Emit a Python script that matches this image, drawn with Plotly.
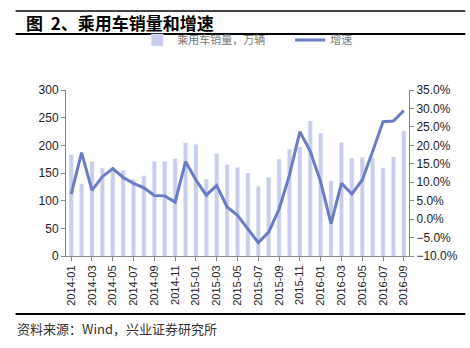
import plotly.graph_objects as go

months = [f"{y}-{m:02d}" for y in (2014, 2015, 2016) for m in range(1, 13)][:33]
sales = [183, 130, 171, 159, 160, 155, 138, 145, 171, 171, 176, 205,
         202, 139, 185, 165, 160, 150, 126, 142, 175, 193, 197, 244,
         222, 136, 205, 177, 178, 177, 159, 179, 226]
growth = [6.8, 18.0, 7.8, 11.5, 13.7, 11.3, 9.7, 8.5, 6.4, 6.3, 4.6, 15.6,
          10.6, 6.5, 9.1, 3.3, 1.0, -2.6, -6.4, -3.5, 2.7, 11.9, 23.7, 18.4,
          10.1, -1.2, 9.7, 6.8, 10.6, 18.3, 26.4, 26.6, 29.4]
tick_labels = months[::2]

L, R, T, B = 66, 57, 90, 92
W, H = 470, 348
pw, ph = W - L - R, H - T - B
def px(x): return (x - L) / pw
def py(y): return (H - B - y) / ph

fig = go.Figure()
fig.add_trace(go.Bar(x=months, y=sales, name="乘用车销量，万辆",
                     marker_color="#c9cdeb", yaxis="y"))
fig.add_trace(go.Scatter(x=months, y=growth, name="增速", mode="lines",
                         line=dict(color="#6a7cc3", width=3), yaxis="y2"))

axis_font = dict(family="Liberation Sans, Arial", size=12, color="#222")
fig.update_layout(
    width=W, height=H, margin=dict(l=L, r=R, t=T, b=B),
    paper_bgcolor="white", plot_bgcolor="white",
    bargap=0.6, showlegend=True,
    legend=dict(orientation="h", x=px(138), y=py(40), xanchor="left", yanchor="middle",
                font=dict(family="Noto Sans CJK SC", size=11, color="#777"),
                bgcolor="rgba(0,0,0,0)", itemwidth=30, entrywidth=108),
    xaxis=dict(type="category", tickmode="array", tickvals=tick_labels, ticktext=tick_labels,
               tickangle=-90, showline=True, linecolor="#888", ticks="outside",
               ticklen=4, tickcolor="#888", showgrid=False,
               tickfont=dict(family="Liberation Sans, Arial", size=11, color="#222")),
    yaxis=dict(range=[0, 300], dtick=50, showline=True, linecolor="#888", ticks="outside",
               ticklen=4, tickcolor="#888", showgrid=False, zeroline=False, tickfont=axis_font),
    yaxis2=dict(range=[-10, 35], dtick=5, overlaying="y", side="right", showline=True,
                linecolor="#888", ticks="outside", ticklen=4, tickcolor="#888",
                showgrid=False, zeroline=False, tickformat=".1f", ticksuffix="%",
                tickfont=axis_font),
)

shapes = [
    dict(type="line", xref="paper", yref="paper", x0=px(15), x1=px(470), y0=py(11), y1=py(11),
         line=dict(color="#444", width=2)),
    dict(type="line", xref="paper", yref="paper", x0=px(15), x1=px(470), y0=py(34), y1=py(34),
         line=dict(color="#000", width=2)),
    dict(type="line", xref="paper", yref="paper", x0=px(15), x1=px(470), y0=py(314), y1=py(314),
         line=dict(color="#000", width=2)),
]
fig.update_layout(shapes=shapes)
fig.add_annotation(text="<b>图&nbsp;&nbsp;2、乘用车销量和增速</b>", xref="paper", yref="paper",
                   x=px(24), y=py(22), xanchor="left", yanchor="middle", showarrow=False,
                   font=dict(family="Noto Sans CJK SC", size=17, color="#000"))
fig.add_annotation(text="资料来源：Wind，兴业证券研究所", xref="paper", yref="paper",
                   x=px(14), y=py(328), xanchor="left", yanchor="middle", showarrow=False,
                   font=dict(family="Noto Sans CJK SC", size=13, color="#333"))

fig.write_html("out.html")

★ ★ ★

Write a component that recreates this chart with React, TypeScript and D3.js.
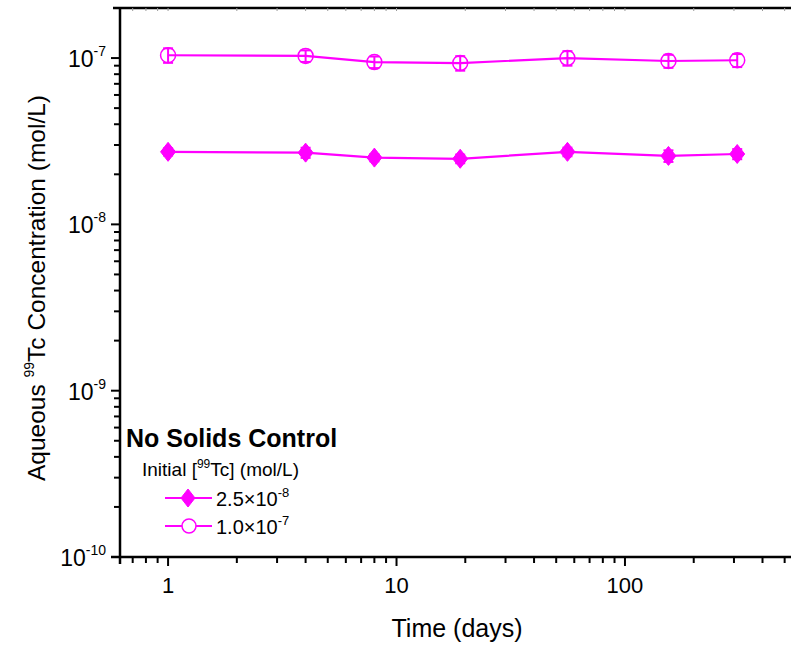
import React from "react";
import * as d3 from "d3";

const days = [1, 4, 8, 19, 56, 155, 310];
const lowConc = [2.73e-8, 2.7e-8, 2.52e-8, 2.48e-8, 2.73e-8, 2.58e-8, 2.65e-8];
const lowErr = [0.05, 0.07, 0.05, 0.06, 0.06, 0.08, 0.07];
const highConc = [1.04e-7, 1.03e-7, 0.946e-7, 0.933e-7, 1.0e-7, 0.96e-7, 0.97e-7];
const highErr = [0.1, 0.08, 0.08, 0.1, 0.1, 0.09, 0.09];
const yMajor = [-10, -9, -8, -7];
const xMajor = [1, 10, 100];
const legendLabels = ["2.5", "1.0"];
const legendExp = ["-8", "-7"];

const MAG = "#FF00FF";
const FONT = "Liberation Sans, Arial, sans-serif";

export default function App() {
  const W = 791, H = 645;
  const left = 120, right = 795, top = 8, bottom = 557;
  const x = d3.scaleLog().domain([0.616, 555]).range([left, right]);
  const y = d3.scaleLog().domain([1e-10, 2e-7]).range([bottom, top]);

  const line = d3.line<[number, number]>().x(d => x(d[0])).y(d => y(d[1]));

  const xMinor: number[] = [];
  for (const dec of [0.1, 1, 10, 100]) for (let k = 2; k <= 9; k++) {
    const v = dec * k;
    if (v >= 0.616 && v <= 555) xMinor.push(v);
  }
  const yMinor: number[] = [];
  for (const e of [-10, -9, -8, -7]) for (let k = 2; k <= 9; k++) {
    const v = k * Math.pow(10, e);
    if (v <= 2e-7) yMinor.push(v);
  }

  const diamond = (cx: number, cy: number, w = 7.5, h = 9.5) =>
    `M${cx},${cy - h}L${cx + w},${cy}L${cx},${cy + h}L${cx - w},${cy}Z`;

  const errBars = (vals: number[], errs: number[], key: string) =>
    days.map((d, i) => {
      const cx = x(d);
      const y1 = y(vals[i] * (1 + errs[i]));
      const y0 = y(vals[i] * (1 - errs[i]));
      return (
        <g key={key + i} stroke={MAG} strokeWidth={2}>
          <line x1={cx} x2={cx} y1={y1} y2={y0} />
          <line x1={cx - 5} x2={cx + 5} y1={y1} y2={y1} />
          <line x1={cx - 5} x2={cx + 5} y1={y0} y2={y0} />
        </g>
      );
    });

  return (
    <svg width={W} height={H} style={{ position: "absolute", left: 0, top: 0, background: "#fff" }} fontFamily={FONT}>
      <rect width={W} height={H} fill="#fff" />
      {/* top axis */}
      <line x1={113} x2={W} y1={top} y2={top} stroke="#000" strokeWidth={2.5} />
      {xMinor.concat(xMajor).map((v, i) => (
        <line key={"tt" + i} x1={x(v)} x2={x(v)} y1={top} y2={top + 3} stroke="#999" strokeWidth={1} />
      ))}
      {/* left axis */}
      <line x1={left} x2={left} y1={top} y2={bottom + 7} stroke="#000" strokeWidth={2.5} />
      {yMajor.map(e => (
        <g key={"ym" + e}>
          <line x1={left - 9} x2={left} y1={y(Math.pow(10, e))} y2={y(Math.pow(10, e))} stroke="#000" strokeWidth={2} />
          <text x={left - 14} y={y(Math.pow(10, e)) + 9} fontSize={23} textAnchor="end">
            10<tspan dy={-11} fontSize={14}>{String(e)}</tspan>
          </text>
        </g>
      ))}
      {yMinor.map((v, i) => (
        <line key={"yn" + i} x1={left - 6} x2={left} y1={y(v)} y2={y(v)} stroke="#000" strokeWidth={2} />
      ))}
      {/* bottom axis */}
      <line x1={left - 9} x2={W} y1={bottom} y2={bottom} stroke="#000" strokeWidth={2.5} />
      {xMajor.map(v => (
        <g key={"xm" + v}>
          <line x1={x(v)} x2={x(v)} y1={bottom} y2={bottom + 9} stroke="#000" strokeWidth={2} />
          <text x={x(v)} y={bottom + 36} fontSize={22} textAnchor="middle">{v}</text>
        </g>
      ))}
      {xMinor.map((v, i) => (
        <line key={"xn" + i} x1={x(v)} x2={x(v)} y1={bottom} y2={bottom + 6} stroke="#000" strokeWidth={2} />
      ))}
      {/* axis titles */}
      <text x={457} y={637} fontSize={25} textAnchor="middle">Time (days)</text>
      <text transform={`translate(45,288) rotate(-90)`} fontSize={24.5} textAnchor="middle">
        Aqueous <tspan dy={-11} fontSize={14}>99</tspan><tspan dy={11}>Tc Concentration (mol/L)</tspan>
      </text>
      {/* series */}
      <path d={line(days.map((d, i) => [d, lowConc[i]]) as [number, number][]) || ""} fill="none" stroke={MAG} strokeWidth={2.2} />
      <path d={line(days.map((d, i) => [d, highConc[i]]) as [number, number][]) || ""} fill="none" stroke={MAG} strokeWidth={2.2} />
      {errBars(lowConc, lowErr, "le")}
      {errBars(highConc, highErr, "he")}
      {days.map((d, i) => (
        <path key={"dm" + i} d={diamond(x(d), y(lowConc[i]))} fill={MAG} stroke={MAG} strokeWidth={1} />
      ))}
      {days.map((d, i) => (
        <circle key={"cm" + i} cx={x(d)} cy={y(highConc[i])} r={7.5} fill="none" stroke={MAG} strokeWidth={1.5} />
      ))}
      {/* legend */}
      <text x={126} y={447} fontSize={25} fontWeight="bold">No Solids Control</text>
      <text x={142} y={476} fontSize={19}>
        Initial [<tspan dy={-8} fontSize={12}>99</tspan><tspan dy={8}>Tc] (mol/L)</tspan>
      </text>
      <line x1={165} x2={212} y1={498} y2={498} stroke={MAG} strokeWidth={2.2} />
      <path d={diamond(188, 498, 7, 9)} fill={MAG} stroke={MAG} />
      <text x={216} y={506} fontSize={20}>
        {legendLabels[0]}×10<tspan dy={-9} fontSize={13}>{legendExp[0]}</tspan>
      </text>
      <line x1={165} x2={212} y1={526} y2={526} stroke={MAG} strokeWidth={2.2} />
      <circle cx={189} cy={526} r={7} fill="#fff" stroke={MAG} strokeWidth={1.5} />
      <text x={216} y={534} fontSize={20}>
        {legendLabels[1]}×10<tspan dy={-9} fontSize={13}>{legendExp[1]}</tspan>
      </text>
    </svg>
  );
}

★ ★ ★

Nothing but the lines from the one with "Emit a Python" down to the one with "import plotly.graph_objects as go" should be printed, both of them included. Leave out the pictures.

Emit a Python script that matches this image, drawn with Plotly.
import plotly.graph_objects as go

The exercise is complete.